Auction 102 Fine Judaica.
By Kestenbaum & Company
Jun 22, 2023
The Brooklyn Navy Yard Building 77, 141 Flushing Avenue Brooklyn, NY 11205, United States

Rare Printed Books,

Manuscripts, Autograph Letters,

Photographs, Graphic & Ceremonial Arts

And Featuring: A Significant Offering Relating to Jews in the American Civil War.

The auction has ended

LOT 32:

RABBI MORRIS JACOB RAPHALL. Salt print, knees-up ...


Start price:
$ 5,000
Estimated price :
$6,000 - $9,000
Buyer's Premium: 25%
sales tax: 8.875% On the full lot's price and commission
Users from foreign countries may be exempted from tax payments, according to the relevant tax regulations
tags:

RABBI MORRIS JACOB RAPHALL. Salt print, knees-up seated view.

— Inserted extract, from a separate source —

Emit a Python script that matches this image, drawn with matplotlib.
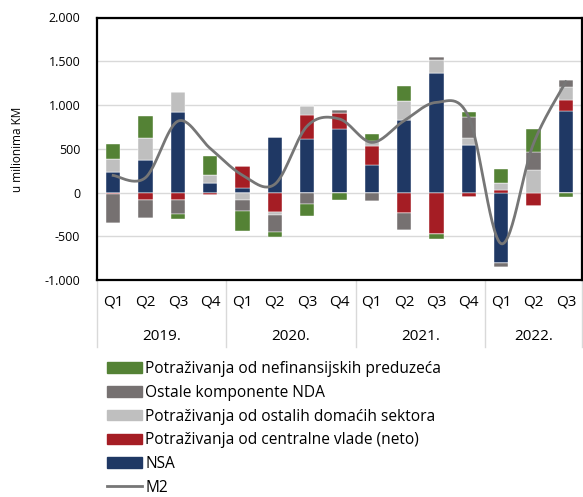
import numpy as np
import matplotlib
matplotlib.use('Agg')
import matplotlib.pyplot as plt
from matplotlib.patches import Patch
from matplotlib.lines import Line2D

plt.rcParams['font.family'] = ['Open Sans', 'DejaVu Sans']

# data (mil. KM)
quarters = ['Q1', 'Q2', 'Q3', 'Q4'] * 3 + ['Q1', 'Q2', 'Q3']
years = ['2019.', '2020.', '2021.', '2022.']
nsa = [237, 366, 916, 107, 57, 630, 611, 725, 313, 824, 1370, 546, -805, 0, 931]
vlada = [-19, -88, -88, -27, 248, -221, 279, 179, 218, -229, -473, -57, 27, -156, 122]
ostali_sektori = [145, 260, 233, 95, -84, -38, 99, 0, 61, 225, 149, 80, 76, 252, 153]
ostale_nda = [-328, -206, -160, 0, -130, -198, -134, 34, -99, -195, 31, 237, -50, 210, 84]
nefin = [168, 248, -50, 214, -229, -50, -134, -84, 73, 168, -57, 53, 164, 267, -57]
m2 = [195, 170, 815, 505, 198, 95, 760, 840, 573, 821, 1030, 860, -585, 560, 1265]

series = [
    (nsa, '#1f3864', 'NSA'),
    (vlada, '#a51d24', 'Potraživanja od centralne vlade (neto)'),
    (ostali_sektori, '#bfbfbf', 'Potraživanja od ostalih domaćih sektora'),
    (ostale_nda, '#767171', 'Ostale komponente NDA'),
    (nefin, '#548235', 'Potraživanja od nefinansijskih preduzeća'),
]

fig = plt.figure(figsize=(5.83, 4.97), dpi=100)
ax = fig.add_axes([97 / 583, 1 - 280 / 497, 485 / 583, 262.5 / 497])

x = np.arange(len(quarters))
pos_bottom = np.zeros(len(x))
neg_bottom = np.zeros(len(x))
for vals, color, label in series:
    v = np.array(vals, dtype=float)
    p = np.where(v > 0, v, 0)
    n = np.where(v < 0, v, 0)
    ax.bar(x, p, 0.45, bottom=pos_bottom, color=color, edgecolor='white', linewidth=0.3, zorder=2)
    ax.bar(x, n, 0.45, bottom=neg_bottom, color=color, edgecolor='white', linewidth=0.3, zorder=2)
    pos_bottom += p
    neg_bottom += n

# smoothed line like excel
y = np.array(m2, dtype=float)
px = np.concatenate([[x[0]], x, [x[-1]]]).astype(float)
py = np.concatenate([[y[0]], y, [y[-1]]])
cx, cy = [], []
t = np.linspace(0, 1, 30)
for i in range(len(x) - 1):
    p0 = np.array([px[i + 1], py[i + 1]])
    p3 = np.array([px[i + 2], py[i + 2]])
    c1 = p0 + (np.array([px[i + 2], py[i + 2]]) - np.array([px[i], py[i]])) / 6
    c2 = p3 - (np.array([px[i + 3], py[i + 3]]) - p0) / 6
    b = ((1 - t) ** 3)[:, None] * p0 + (3 * (1 - t) ** 2 * t)[:, None] * c1 \
        + (3 * (1 - t) * t ** 2)[:, None] * c2 + (t ** 3)[:, None] * p3
    cx.extend(b[:, 0])
    cy.extend(b[:, 1])
ax.plot(cx, cy, color='#767676', linewidth=2, zorder=3)

ax.set_ylim(-1000, 2000)
ax.set_xlim(-0.5, len(x) - 0.5)
ax.set_yticks(np.arange(-1000, 2001, 500))
ax.set_yticklabels([f'{v:,}'.replace(',', '.') for v in range(-1000, 2001, 500)], fontsize=9)
ax.tick_params(axis='y', length=0, pad=12)
ax.set_xticks([])
ax.grid(axis='y', color='#d9d9d9', linewidth=1, zorder=0)
ax.set_axisbelow(True)
for s in ax.spines.values():
    s.set_linewidth(1.6)
    s.set_color('black')

for i, q in enumerate(quarters):
    ax.text(i, -0.084, q, transform=ax.get_xaxis_transform(), ha='center', va='center', fontsize=11)
for j, yr in enumerate(years):
    mid = (j * 4 + min(j * 4 + 3, len(x) - 1)) / 2
    ax.text(mid, -0.217, yr, transform=ax.get_xaxis_transform(), ha='center', va='center', fontsize=11)
for b in [-0.5, 3.5, 7.5, 11.5, 14.5]:
    ax.plot([b, b], [0, -0.255], transform=ax.get_xaxis_transform(), color='#d9d9d9',
            linewidth=1, clip_on=False)

fig.text(18 / 583, 1 - 149 / 497, 'u milionima KM', rotation=90, ha='center', va='center', fontsize=8.5)

handles = [Patch(color=c) for _, c, _ in series[::-1]] + [Line2D([], [], color='#767676', linewidth=2)]
labels = [l for _, _, l in series[::-1]] + ['M2']
fig.legend(handles, labels, loc='upper left', bbox_to_anchor=(107 / 583, 1 - 361 / 497), frameon=False,
           fontsize=11.2, handlelength=2.25, handleheight=0.68, handletextpad=0.2, labelspacing=0.5,
           borderaxespad=0, borderpad=0)

fig.savefig('out.png', dpi=100)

Relaxed view of Raphall wearing large yarmulke (skullcap) and holding cane. His top hat placed on table alongside. Image hand-tinted and colored.    
Original wood and metal frame with matting and glass. Wood backed. Overall dimensions 13 x 11 inches.


   

     1850’s SALT PRINT IMAGE OF RABBI MORRIS RAPHALL.

    Morris Jacob Raphall (1798-1868) was a Swedish-born scholar and rabbi, who served as personal secretary to London’s Chief Rabbi Solomon Hirschel before emigrating to America in 1849. There, he was appointed rabbi of Manhattan's B'nai Jeshurun Congregation (then called the Greene Street Synagogue).

    Rabbi Raphall had the honor of being the first non-Christian to offer a prayer before a session of Congress in 1860.

    Despite being a Unionist, in 1861 Raphall defended the institution of slavery in the United States as having a biblical basis. Although he chastised Southern slave owners for treating slaves as objects rather than as human beings, as well as deviating from the biblical manner of slaveholding, Raphall took a stance against the Abolitionists.


    This unique image of Rabbi Raphall featured in the documentary film "Jewish Soldiers in Blue and Gray" (2011).